February 28, 2019
More than one-quarter (27%) of toddlers do not eat a single serving of vegetables a day, according to the latest findings from the Nestlé Feeding Infants and Toddlers Study (FITS).
Among the young children who do, French fries are the number-one vegetable consumed, based on the research results—which has been published in a series of eight papers by the Journal of Nutrition, a publication of the American Society for Nutrition.
The study—which was launched in 2002 by the baby food brand Gerber and now is conducted by the Nestlé Research Center in Lausanne, Switzerland—involved interviews with nearly 10,000 parents and caregivers of infants, toddlers and preschools nationwide in the United States.
The researchers found that food choices tend to change and more nutrient gaps appear after a child’s first birthday, when most begin eating more family foods. By age two, many children have established taste preferences and eating habits that will last a lifetime, which is why pediatricians and public health experts urge parents to help their children set healthy eating behaviors early.
Other new FITS findings reveal that troubling nutrient shortfalls start early and many young children consume sweets and excess sodium:
- Iron: The percentage of infants between the ages of six months old and one year old who do not consume the recommended amount of iron increased from 7.5% in 2002 to 18% in 2016. Iron is a critical nutrient to support learning ability and brain development. Beef and iron-fortified cereals are excellent sources of iron.
- Vitamin D: Fewer than 25% of infants get the recommended amount of vitamin D, which the body needs for strong bones and teeth. The American Academy of Pediatrics recommends a daily vitamin D supplement for infants who are exclusively breastfed or receive less than a liter of infant formula per day. Similarly, about 80% of one- to three-year-old childen fall short on vitamin D. Milk and yogurt are good food sources of vitamin D.
- Fiber: Fewer than 10% of children between the ages of 12 months and 48 months get adequate amounts of dietary fiber. Fiber is found in whole grains, fruits, vegetables, lentils and beans.

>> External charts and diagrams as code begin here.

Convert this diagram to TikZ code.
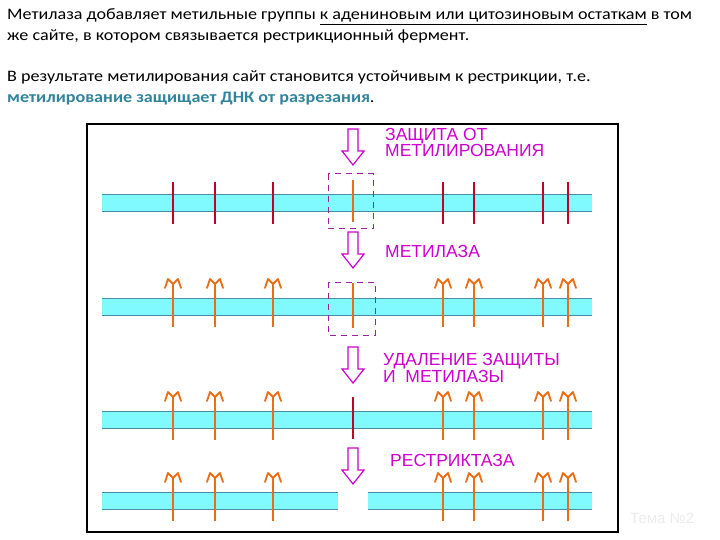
\documentclass[tikz,border=0pt]{standalone}
\usepackage{fontspec}
\setmainfont{Carlito}
\newfontfamily\hdrfont[FakeStretch=1.13]{Carlito}
\newfontfamily\schemefont{Liberation Sans}

\definecolor{dnkcyan}{RGB}{128,250,255}
\definecolor{dnkline}{RGB}{70,140,165}
\definecolor{sitered}{RGB}{195,0,40}
\definecolor{metorange}{RGB}{235,110,20}
\definecolor{labelmag}{RGB}{205,0,205}
\definecolor{boxmag}{RGB}{160,30,160}
\definecolor{notegreen}{RGB}{49,132,155}

\tikzset{
  dnkedge/.style={draw=dnkline, line width=1pt},
  siteline/.style={draw=sitered, line width=1.4pt},
  metline/.style={draw=metorange, line width=1.4pt},
  metcap/.style={draw=metorange, line width=1.8pt, line join=round, line cap=round},
  protbox/.style={draw=boxmag, dash pattern=on 6pt off 5pt, line width=1pt},
  bigarrow/.style={draw=labelmag, fill=white, line width=1.2pt, line join=miter},
  steplabel/.style={anchor=base west, text=labelmag, font=\schemefont\fontsize{17.5}{15.5}\selectfont, align=left, inner sep=0pt},
  hdr/.style={anchor=base west, inner sep=0pt, font=\hdrfont\fontsize{16}{16}\selectfont}
}

% strand: x1, x2, top
\newcommand{\dnk}[3]{%
  \fill[dnkcyan] (#1,#3) rectangle (#2,#3+17);
  \draw[dnkedge] (#1,#3) -- (#2,#3) (#1,#3+17) -- (#2,#3+17);}
% methyl mark: x, strand top
\newcommand{\metil}[2]{%
  \draw[metline] (#1,#2-14) -- (#1,#2+29);
  \draw[metcap] (#1-8,#2-10) -- (#1-5,#2-19) -- (#1,#2-14) -- (#1+5,#2-19) -- (#1+8,#2-10);}
% hollow arrow: x, top
\newcommand{\strelka}[2]{%
  \draw[bigarrow] (#1-5,#2) -- (#1+5,#2) -- (#1+5,#2+22) -- (#1+11,#2+22)
    -- (#1,#2+36) -- (#1-11,#2+22) -- (#1-5,#2+22) -- cycle;}

\begin{document}
\begin{tikzpicture}[x=1pt,y=-1pt]
\useasboundingbox (0,0) rectangle (720,540);

% text above
\node[hdr] (t1) at (7,20) {Метилаза добавляет метильные группы \underline{к адениновым или цитозиновым остаткам} в том};
\node[hdr] (t2) at (7,41) {же сайте, в котором связывается рестрикционный фермент.};
\node[hdr] (t3) at (7,82) {В результате метилирования сайт становится устойчивым к рестрикции, т.е.};
\node[hdr] (t4) at (7,103) {\textcolor{notegreen}{\bfseries метилирование защищает ДНК от разрезания}.};

\draw[line width=1.3pt] (87,124) rectangle (618,532);

% row 1
\dnk{102}{592}{195}
\foreach \x in {173,273,443,474,543}
  \draw[siteline] (\x,182) -- (\x,224);
\foreach \x in {215,568}
  \draw[siteline, line width=2.2pt] (\x,182) -- (\x,224);
\draw[metline, line width=1.3pt] (353,180) -- (353,222);
\draw[protbox] (328,174) rectangle (373,229);

% row 2
\dnk{102}{592}{298}
\foreach \x in {173,215,273,443,474,543,568}
  {\metil{\x}{298}}
\draw[metline, line width=1.3pt] (353,283) -- (353,328);
\draw[protbox] (328,282) rectangle (375,335);

% row 3
\dnk{102}{592}{411}
\foreach \x in {173,215,273,443,474,543,568}
  {\metil{\x}{411}}
\draw[siteline, line width=1.3pt] (353,397) -- (353,439);

% row 4
\dnk{102}{338}{492}
\dnk{368}{592}{492}
\foreach \x in {173,215,273,443,474,543,568}
  {\metil{\x}{492}}

% arrows and labels
\strelka{353}{129}
\strelka{353}{232}
\strelka{353}{347}
\strelka{353}{448}
\node[steplabel] (zashchita) at (385,157) {ЗАЩИТА ОТ\\МЕТИЛИРОВАНИЯ};
\node[steplabel] (metilaza) at (385,257) {МЕТИЛАЗА};
\node[steplabel] (udalenie) at (383,382) {УДАЛЕНИЕ ЗАЩИТЫ\\И\ \ МЕТИЛАЗЫ};
\node[steplabel] (restriktaza) at (390,466) {РЕСТРИКТАЗА};

\node[anchor=base west, inner sep=0pt, text=black!8, font=\schemefont\fontsize{15}{15}\selectfont] (tema) at (630,523) {Тема №2};
\end{tikzpicture}
\end{document}
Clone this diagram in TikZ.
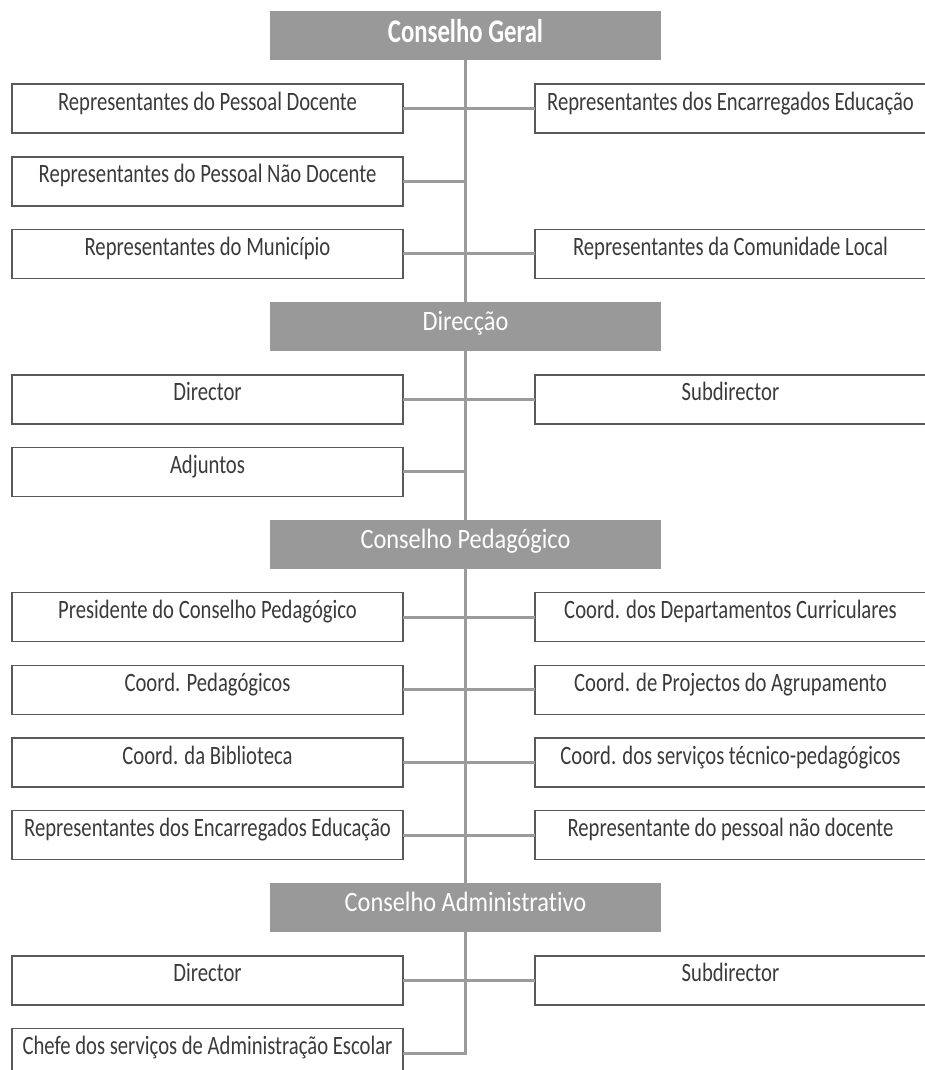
\documentclass[tikz,border=0pt]{standalone}
\usepackage{fontspec}
\newfontfamily\bodyfont[FakeStretch=0.78, Ligatures=NoCommon]{Carlito}
\newfontfamily\headfont[FakeStretch=0.87, Ligatures=NoCommon]{Carlito}
\newfontfamily\titlefont[FakeStretch=0.75, Ligatures=NoCommon]{Carlito}
\usetikzlibrary{positioning}
\definecolor{headgray}{HTML}{999999}
\definecolor{linegray}{HTML}{9B9B9B}
\definecolor{boxgray}{HTML}{595959}
\definecolor{textgray}{HTML}{3A3A3A}

\begin{document}
\begin{tikzpicture}[x=1pt, y=1pt, node distance=23.65pt and 132pt,
    box/.style={rectangle, draw=boxgray, line width=1.5pt, minimum width=391pt, inner sep=0pt, outer sep=0pt, text height=26pt, text depth=23pt, text=textgray, font=\bodyfont\fontsize{26.5}{30}\selectfont},
    head/.style={rectangle, fill=headgray, minimum width=391pt, inner sep=0pt, outer sep=0pt, text height=28pt, text depth=21pt, text=white, font=\headfont\fontsize{28}{32}\selectfont},
    title/.style={head, text height=31.5pt, text depth=17.5pt, font=\titlefont\bfseries\fontsize{33}{36}\selectfont},
    link/.style={draw=linegray, line width=3pt}]
    \useasboundingbox (0,0) rectangle (925,-1070);
    % Conselho Geral
    \node (cg) [title] at (465.5,-36) {Conselho Geral};
    \node (pd) [box] at (207.5,-108.65) {Representantes do Pessoal Docente};
    \node (ree) [box, right=of pd] {Representantes dos Encarregados Educação};
    \node (pnd) [box, below=of pd] {Representantes do Pessoal Não Docente};
    \node (mun) [box, below=of pnd] {Representantes do Município};
    \node (com) [box, right=of mun] {Representantes da Comunidade Local};
    % Direccao
    \node (dir) [head, below=241.6pt of cg] {Direcção};
    \node (dr) [box, below=96.3pt of mun] {Director};
    \node (sub) [box, right=of dr] {Subdirector};
    \node (adj) [box, below=of dr] {Adjuntos};
    % Conselho Pedagogico
    \node (cp) [head, below=168.95pt of dir] {Conselho Pedagógico};
    \node (pres) [box, below=96.3pt of adj] {Presidente do Conselho Pedagógico};
    \node (dep) [box, right=of pres] {Coord. dos Departamentos Curriculares};
    \node (cpe) [box, below=of pres] {Coord. Pedagógicos};
    \node (proj) [box, right=of cpe] {Coord. de Projectos do Agrupamento};
    \node (bib) [box, below=of cpe] {Coord. da Biblioteca};
    \node (stp) [box, right=of bib] {Coord. dos serviços técnico-pedagógicos};
    \node (eeduc) [box, below=of bib] {Representantes dos Encarregados Educação};
    \node (pnd2) [box, right=of eeduc] {Representante do pessoal não docente};
    % Conselho Administrativo
    \node (ca) [head, below=314.25pt of cp] {Conselho Administrativo};
    \node (adir) [box, below=96.3pt of eeduc] {Director};
    \node (asub) [box, right=of adir] {Subdirector};
    \node (chefe) [box, below=of adir] {Chefe dos serviços de Administração Escolar};
    % connectors
    \draw[link] (cg) -- (dir) (dir) -- (cp) (cp) -- (ca);
    \draw[link] (ca) |- (chefe);
    \foreach \n in {pd,pnd,mun,dr,adj,pres,cpe,bib,eeduc,adir}
        \draw[link] (\n.east) -- (\n.east -| cg.south);
    \foreach \n in {ree,com,sub,dep,proj,stp,pnd2,asub}
        \draw[link] (\n.west) -- (\n.west -| cg.south);
\end{tikzpicture}
\end{document}
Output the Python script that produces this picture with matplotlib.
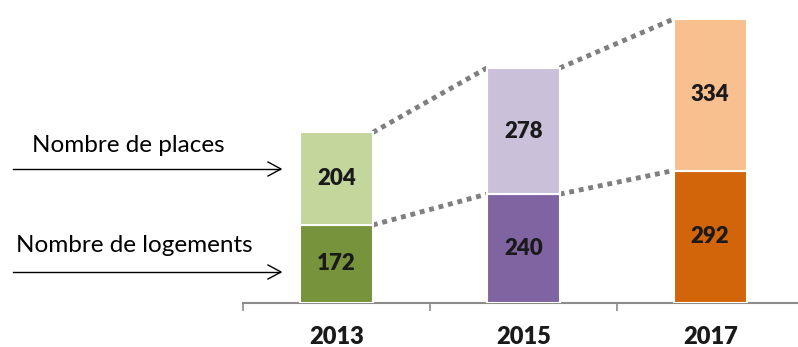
import numpy as np
import matplotlib.pyplot as plt
from matplotlib import transforms

# data
years = ['2013', '2015', '2017']
logements = [172, 240, 292]
places = [204, 278, 334]

col_bottom = ['#77933c', '#8064a2', '#d2640a']
col_top = ['#c3d69b', '#cbc0da', '#f9c08f']

plt.rcParams['font.family'] = ['Lato', 'DejaVu Sans']

fig = plt.figure(figsize=(7.98, 3.47), dpi=100)
ax = fig.add_axes([243/798, 44/347, 555/798, 293/347])

x = np.arange(len(years))
w = 0.39
bottom = np.array(logements)
top = bottom + np.array(places)

ax.bar(x, logements, width=w, color=col_bottom, edgecolor='white', linewidth=1.5, zorder=3)
ax.bar(x, places, width=w, bottom=logements, color=col_top, edgecolor='white', linewidth=1.5, zorder=3)

for i in range(len(years)):
    ax.text(x[i], logements[i]/2, str(logements[i]), ha='center', va='center',
            fontsize=16, fontweight='heavy', color='#1a1a1a', zorder=4)
    ax.text(x[i], logements[i] + places[i]/2, str(places[i]), ha='center', va='center',
            fontsize=16, fontweight='heavy', color='#1a1a1a', zorder=4)

# dotted connectors between bars
for i in range(len(years) - 1):
    for yy in (bottom, top):
        ax.plot([x[i] + w/2, x[i+1] - w/2], [yy[i], yy[i+1]], linestyle=(0, (1, 1)),
                color='#7f7f7f', linewidth=3.5, clip_on=False, zorder=2)

ax.set_xlim(-0.5, 2.47)
ax.set_ylim(0, 626*293/284)

for s in ['top', 'right', 'left']:
    ax.spines[s].set_visible(False)
ax.spines['bottom'].set_color('#8c8c8c')
ax.spines['bottom'].set_linewidth(1.5)
ax.set_yticks([])
ax.set_xticks([-0.5, 0.5, 1.5])
ax.set_xticklabels([])
ax.tick_params(axis='x', length=6, color='#8c8c8c', width=1.2)

# year labels below the axis
lab_tr = transforms.blended_transform_factory(ax.transData, ax.transAxes) + \
    transforms.ScaledTranslation(0, -34/100, fig.dpi_scale_trans)
for i in range(len(years)):
    ax.text(x[i], 0, years[i], ha='center', va='center', fontsize=17,
            fontweight='heavy', color='#1a1a1a', transform=lab_tr)

# labels with arrows on the left
fig.text(32/798, 1 - 145/347, 'Nombre de places', fontsize=17.5, va='center', ha='left', color='black')
fig.text(16/798, 1 - 246/347, 'Nombre de logements', fontsize=17.5, va='center', ha='left', color='black')
for yp in (169, 272):
    fig.add_artist(plt.Line2D([13/798, 280/798], [1 - yp/347, 1 - yp/347], color='black', linewidth=1))
    fig.add_artist(plt.Line2D([268/798, 281/798, 268/798],
                              [1 - (yp - 7)/347, 1 - yp/347, 1 - (yp + 7)/347],
                              color='black', linewidth=1))

fig.savefig('out.png', dpi=100)
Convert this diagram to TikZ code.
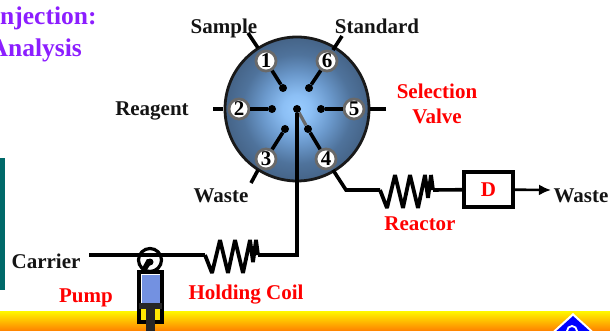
\documentclass[tikz,border=0pt]{standalone}
\usepackage{fontspec}
\setmainfont{Liberation Serif}
\usetikzlibrary{arrows.meta}
\definecolor{purp}{RGB}{140,30,255}
\definecolor{lab}{RGB}{20,20,20}
\definecolor{portgray}{RGB}{105,105,105}
\definecolor{cyl}{RGB}{115,145,225}
\definecolor{barteal}{RGB}{0,105,105}
\pgfdeclareradialshading{valveshade}{\pgfpoint{0bp}{0bp}}{rgb(0bp)=(.60,.80,1);rgb(5bp)=(.55,.75,.96);rgb(12bp)=(.42,.60,.80);rgb(19bp)=(.31,.45,.61);rgb(28bp)=(.25,.36,.49);rgb(50bp)=(.22,.33,.45)}
\tikzset{
  x=1pt,y=-1pt,
  blk/.style={font=\bfseries\fontsize{21}{21}\selectfont,text=lab,inner sep=0pt},
  rd/.style={font=\bfseries\fontsize{21}{21}\selectfont,text=red,inner sep=0pt},
  pu/.style={font=\bfseries\fontsize{25.5}{25.5}\selectfont,text=purp,inner sep=0pt},
  pipe/.style={line width=3.6pt,draw=black,line join=miter},
  stub/.style={line width=3.6pt,draw=black},
  port/.style={circle,draw=portgray,line width=2.8pt,fill=white,minimum size=20pt,inner sep=0pt,text=black,font=\bfseries\fontsize{21}{21}\selectfont},
  dotn/.style={circle,fill=black,minimum size=8pt,inner sep=0pt},
  coil/.style={line width=3.8pt,draw=black,line join=miter,miter limit=2.5},
}
\begin{document}
\begin{tikzpicture}
\useasboundingbox (0,0) rectangle (610,331);
% background
\shade[top color=yellow!95!orange,bottom color=orange] (0,311) rectangle (610,331);
\fill[barteal] (0,158) rectangle (4.5,290);
% diamond
\fill[white] (573,313) -- (596,334) -- (550,334) -- cycle;
\fill[blue] (573,316) -- (593,334) -- (553,334) -- cycle;
\draw[white,line width=1.8pt] (572,331) circle (5);
% title
\node[pu,anchor=west] (t1) at (0,18) {njection:};
\node[pu,anchor=east] (t2) at (82,50) {Analysis};
% valve
\path[shading=valveshade] (297,109) circle (72);
\draw[line width=2.8pt,draw=black!90] (297,109) circle (72);
\node[circle,minimum size=146pt,inner sep=0pt] (valve) at (297,109) {};
\node[port] (p1) at (266,61) {1};
\node[port] (p2) at (239,109) {2};
\node[port] (p3) at (266,159) {3};
\node[port] (p4) at (326,159) {4};
\node[port] (p5) at (354,109) {5};
\node[port] (p6) at (327,61) {6};
\node[dotn] (d1) at (283,88) {};
\node[dotn] (d2) at (272,109) {};
\node[dotn] (d3) at (285,129) {};
\node[dotn] (d4) at (308,129) {};
\node[dotn] (d5) at (321,109) {};
\node[dotn] (d6) at (309,88) {};
\node[dotn] (dc) at (297,109) {};
\foreach \i in {1,...,6} {\draw[stub] (p\i) -- (d\i);}
\draw[line width=3.2pt,draw=portgray] (dc) -- (d4);
% stubs
\coordinate (s1a) at (248,33); \coordinate (s1b) at (258,48);
\coordinate (s6a) at (342,36); \coordinate (s6b) at (333,50);
\coordinate (s2a) at (213,109); \coordinate (s2b) at (223,109);
\coordinate (s5a) at (386,109); \coordinate (s5b) at (370,109);
\coordinate (s3a) at (251,183); \coordinate (s3b) at (258,170);
\draw[stub] (s1a) -- (s1b);
\draw[stub] (s6a) -- (s6b);
\draw[stub] (s2a) -- (s2b);
\draw[stub] (s5a) -- (s5b);
\draw[stub] (s3a) -- (s3b);
% reactor line
\coordinate (o4) at (333,170);
\coordinate (r1) at (380,190);
\coordinate (r2) at (433,190);
\node[draw=black,line width=4pt,fill=white,minimum width=49pt,minimum height=35pt,inner sep=0pt,text=red,font=\bfseries\fontsize{21}{21}\selectfont] (det) at (488.5,189.5) {D};
\draw[pipe] (o4) -- (346,190) -- (r1);
\draw[coil] (r1) -- (387,208) -- (395,175) -- (403,208) -- (410,175) -- (418,208) -- (425,175) -- (428,198) -- (431,175) -- (r2);
\draw[pipe] (r2) -- (det);
\coordinate (wasteend) at (551,190);
\draw[line width=2.6pt,-{Latex[length=12pt,width=11pt]}] (det) -- (wasteend);
% carrier line
\coordinate (cs) at (89,255);
\coordinate (c1) at (205,255);
\coordinate (c2) at (258,255);
\draw[pipe] (cs) -- (c1);
\draw[coil] (c1) -- (212,273) -- (220,240) -- (228,273) -- (235,240) -- (243,273) -- (250,240) -- (253,262) -- (256,240) -- (c2);
\draw[pipe] (c2) -- (297,255) -- (dc);
% pump
\node[circle,draw=black,line width=3.2pt,minimum size=23pt,inner sep=0pt] (head) at (150,260) {};
\fill (150,262) circle (3.5);
\fill (147,259) -- (153,261) -- (146,271) -- (142,268) -- cycle;
\draw[line width=3.4pt,draw=black,fill=white] (139,272) rectangle (162,322);
\fill[yellow!90!orange] (141,309) rectangle (160,320);
\fill[cyl] (141.5,275) rectangle (159.5,303);
\fill[black!85] (139,303) rectangle (162,309);
\fill[black!85] (146,309) rectangle (155,331);
% labels
\node[blk] (lsample) at (224,28) {Sample};
\node[blk] (lstd) at (377,26) {Standard};
\node[blk] (lreag) at (152,111) {Reagent};
\node[blk] (lwaste) at (221,196) {Waste};
\node[rd] (lsel) at (437,91) {Selection};
\node[rd] (lval) at (437,116) {Valve};
\node[rd] (lreac) at (420,224) {Reactor};
\node[blk] (lw2) at (581,196) {Waste};
\node[blk] (lcar) at (46,261) {Carrier};
\node[rd] (lpump) at (86,298) {Pump};
\node[rd] (lhold) at (246,295) {Holding Coil};
\end{tikzpicture}
\end{document}
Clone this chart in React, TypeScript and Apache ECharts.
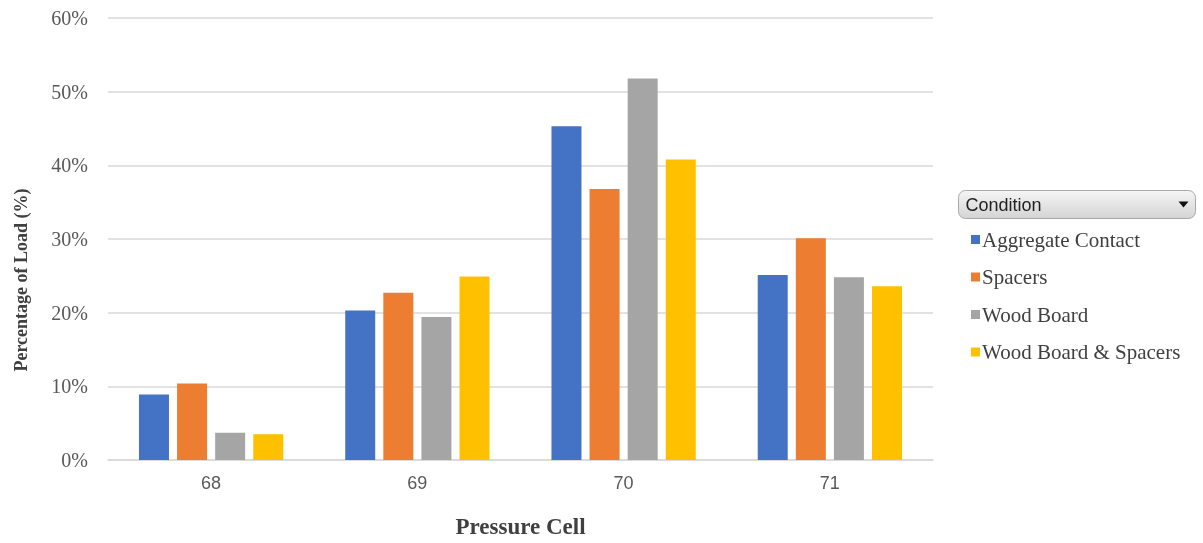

- Sodium: Fully 40% of 1-year-olds and 70% to 75% of two- to three-year-olds exceed the upper limit for sodium. Processed meats such as hot dogs, lunch meat, sausage, and bacon are leading sources of sodium among young children. These foods also contribute saturated fat to their diets.
- Sugar-sweetened beverages: About 10% of infants (between six months and one year old), 30% of one-year-olds, and 45% two- to three-year-olds drink sugar-sweetened beverages on a given day, with fruit flavored drinks being the most common.
“Good nutrition during a child’s early years is particularly critical because it sets the stage for healthy eating throughout life,” said Wendy Johnson, VP of, Nutrition, Health and Wellness for Nestlé USA, in a company release. “Exposing young children to a rainbow of fruits and vegetables, and a variety of foods and flavors, is important as children are forming their tastes and eating habits for life.”